So you’re handicapping this week’s big X University game at Y-State, huh? Looks like the current Vegas line is XU – 8.5. So you start looking on the Internet, reading the newspapers and tout journals, calling every free pick line you can find (after all, it is the LOCK of the year!), etc. In all your research, you find that XU has covered 6 of 8 as greater than a touchdown favorite on the road, that Y-State is 1-4 ATS at home this year, XU has won the last four games in this series by an average of 24.1 points (they haven’t played in six years, but who cares?), and that no school whose name begins with ‘Y’ has beaten an ‘X’ team in the last 27 years! Sounds like the game of the year to me…It’s a gimme!
…Final Score: YSU 20, XU 17.
“What went wrong?” you wonder to yourself Sunday morning as you look over your largely depleted bankroll. “How could all that information prove so worthless?” In all your research, all of your poring over trends and systems, you forgot to ask yourself one simple question: WHICH TEAM IS BETTER?
Don’t feel bad – we all get caught in the trend trap every once in a while. However, the best gamblers know that accurate handicapping begins with power ratings. What are power ratings? Simply put, power ratings are numbers that compare the strength of teams relative to one another. In other words, who’s better, and by how much. Please note the difference between the words ‘rating’ and ‘ranking’. A ‘ranking’ is only concerned with who’s better. A ‘rating’ on the other hand, considers not only who is better, but how much better are they?
There are many different rating systems out there, the most popular (but not necessarily the most accurate) are the Sagarin Ratings, published fairly regularly in USA Today. It seems there are as many rating systems out there as there are handicappers. It’s not important which rating system(s) you use when you start handicapping a game, as long as the system has proved to be somewhat accurate in the past.
HOW TO USE THEM:
You should be looking at a teams rating, their previous strength of schedule (if available), and their opponent’s rating. Some of the rating systems are designed such that subtracting the underdog’s rating from the favorite’s rating should give you a starting pointspread, but some are not set up to be used in this manner. I generally stick with those systems where I can derive at least a rough estimate of the projected pointspread (i.e. Sagarin’s Ratings).
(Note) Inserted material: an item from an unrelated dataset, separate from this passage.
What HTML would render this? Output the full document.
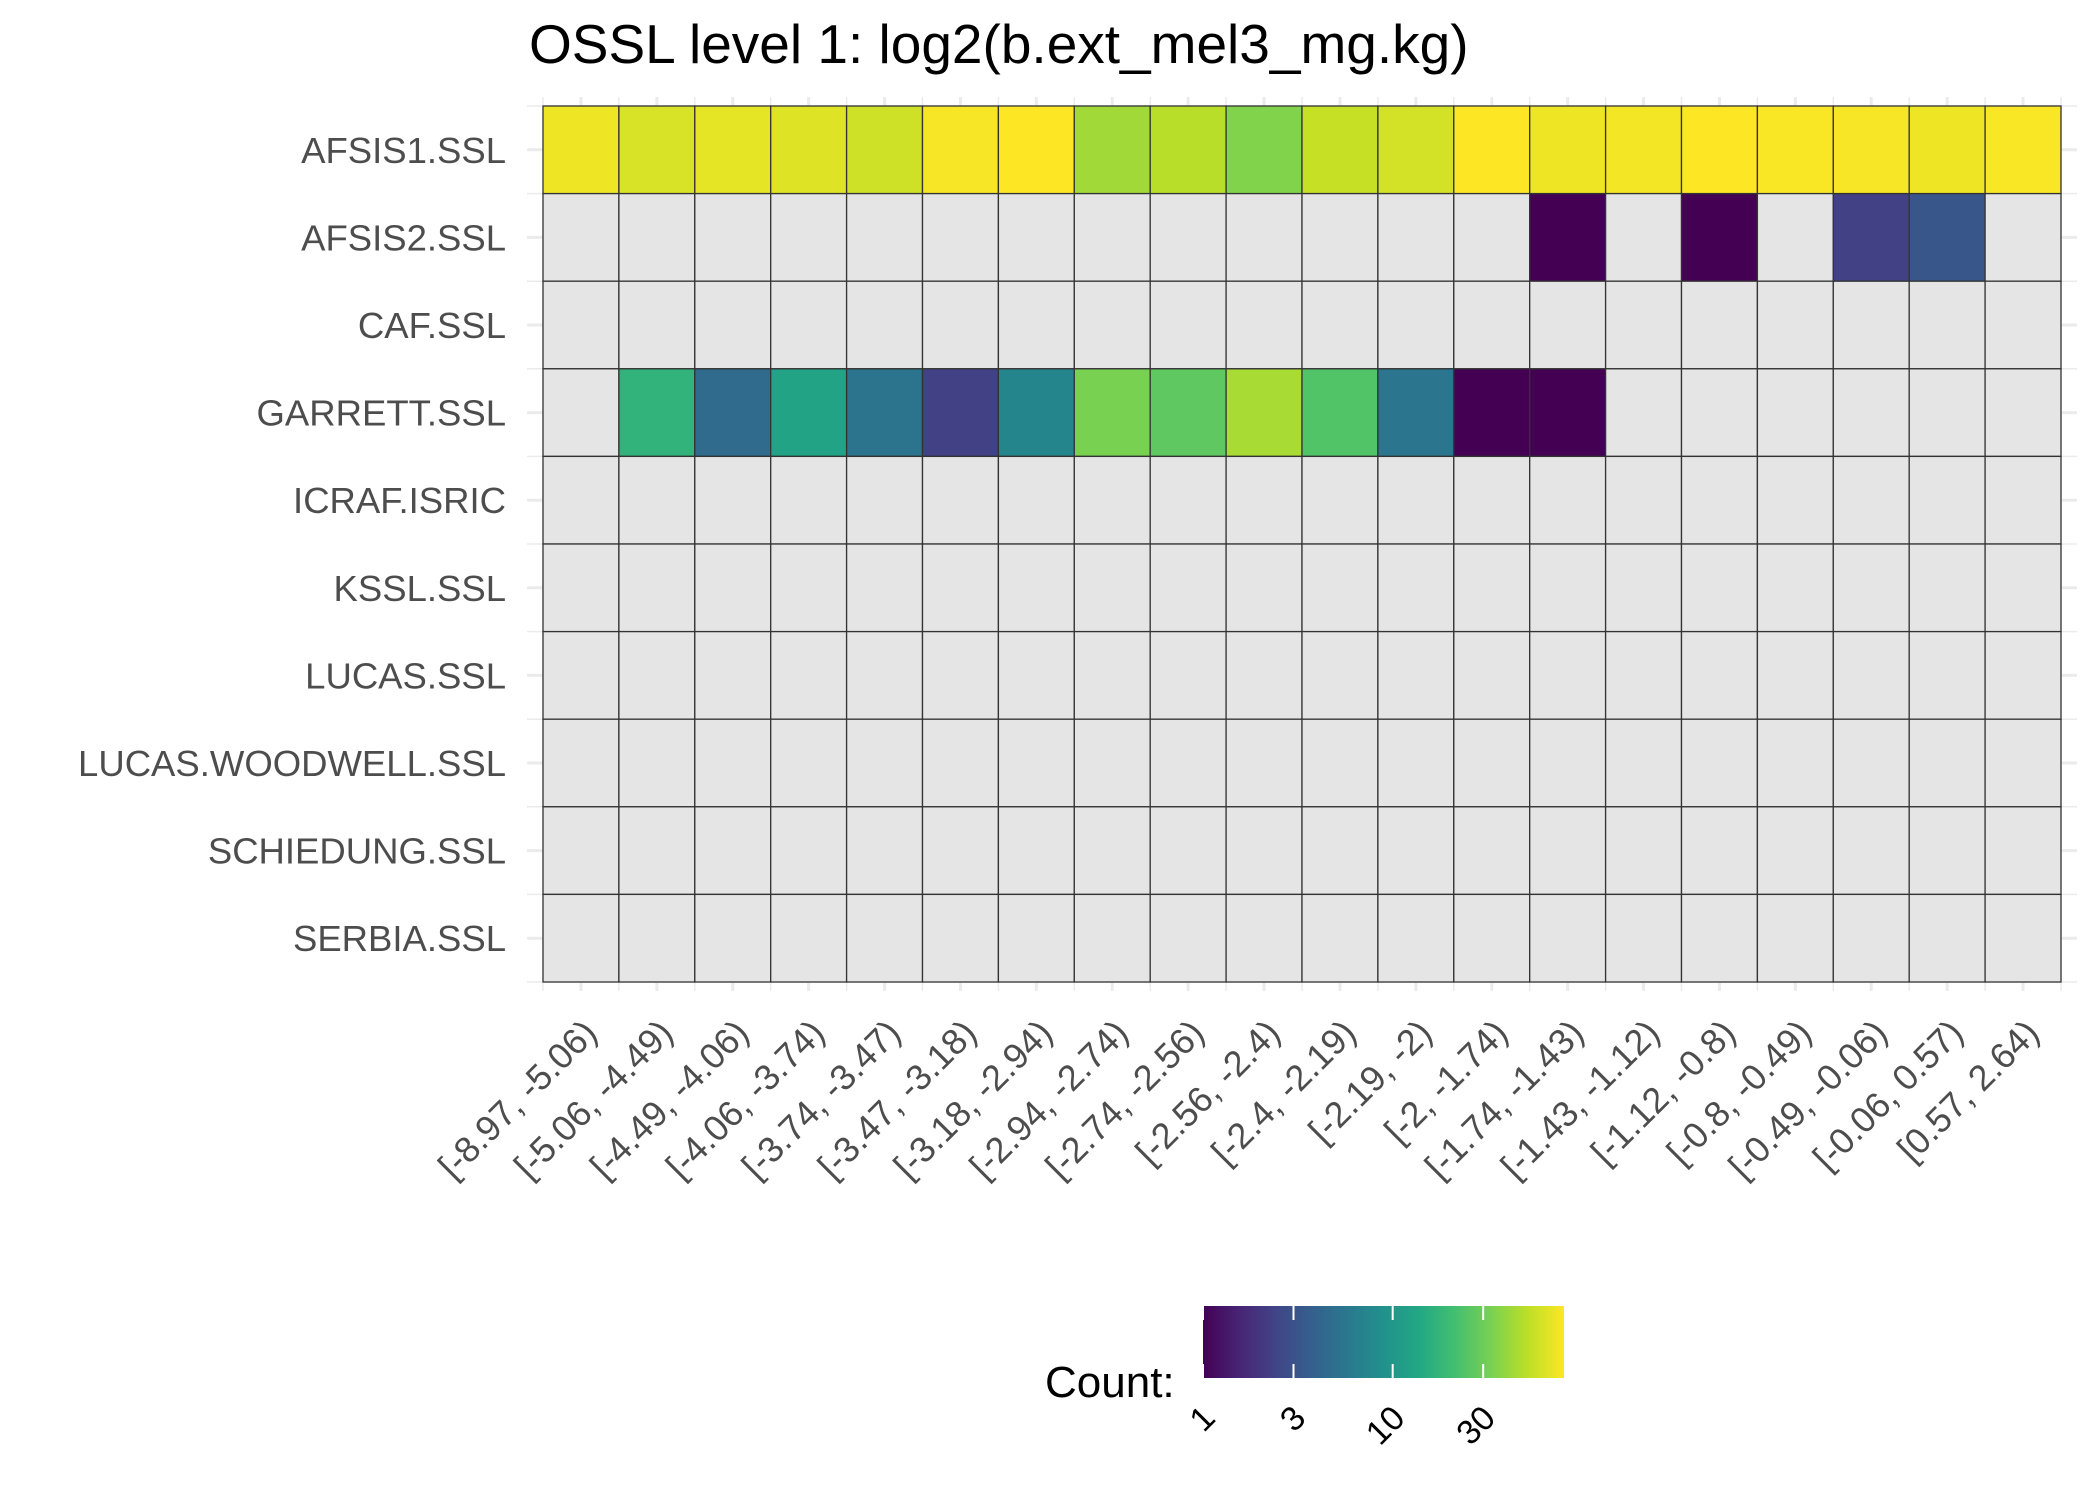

I start my handicapping by writing down my projected pointspread for every game on the board. (I know this seems like a lot of work – and it is – but if you only handicap a few games, there is a good chance that you will miss an opportunity to jump on a favorable line.) I then take my projected pointspreads and compare them to the Vegas lines. I am looking for a difference of 5 or more (in football anyway) between these two numbers. I cross out all the games where my line is within 5 of the Vegas line, and I generally won’t bet them no matter what other information is out there. This process generally leaves me with a fairly manageable number of games to look at.
OK – so then I look at the trends, right? Not yet. Then I go to team statistics and compare one team’s strengths with the other team’s weaknesses and vice-versa (for example, I won’t bet on a football team that makes its living on the ground game playing against a team with a top-rated run defense – fairly simple logic). I pore over these numbers for a long time.
Now, on to the trends and systems, huh? Nope, there’s still injury reports to look at, weather forecasts to check out, and so on. By examining all the details, I usually end up eliminating game after game from my “hit” list. By the time all is said and done, I may only end up with five or six games per weekend, BUT, I always feel good about my picks, knowing that I have done my homework and played only those games with favorable lines. After all, that’s how you win.
OK – if you’ve suffered through all this, you are free to examine all the trends, systems, and angles you wish. At this point, though you shouldn’t be adding any games to your list. If there are some powerful, relevant trends against the selections you have already made, cross them out. Remember, accurate handicapping starts with one question: which team is better, and how much better are they?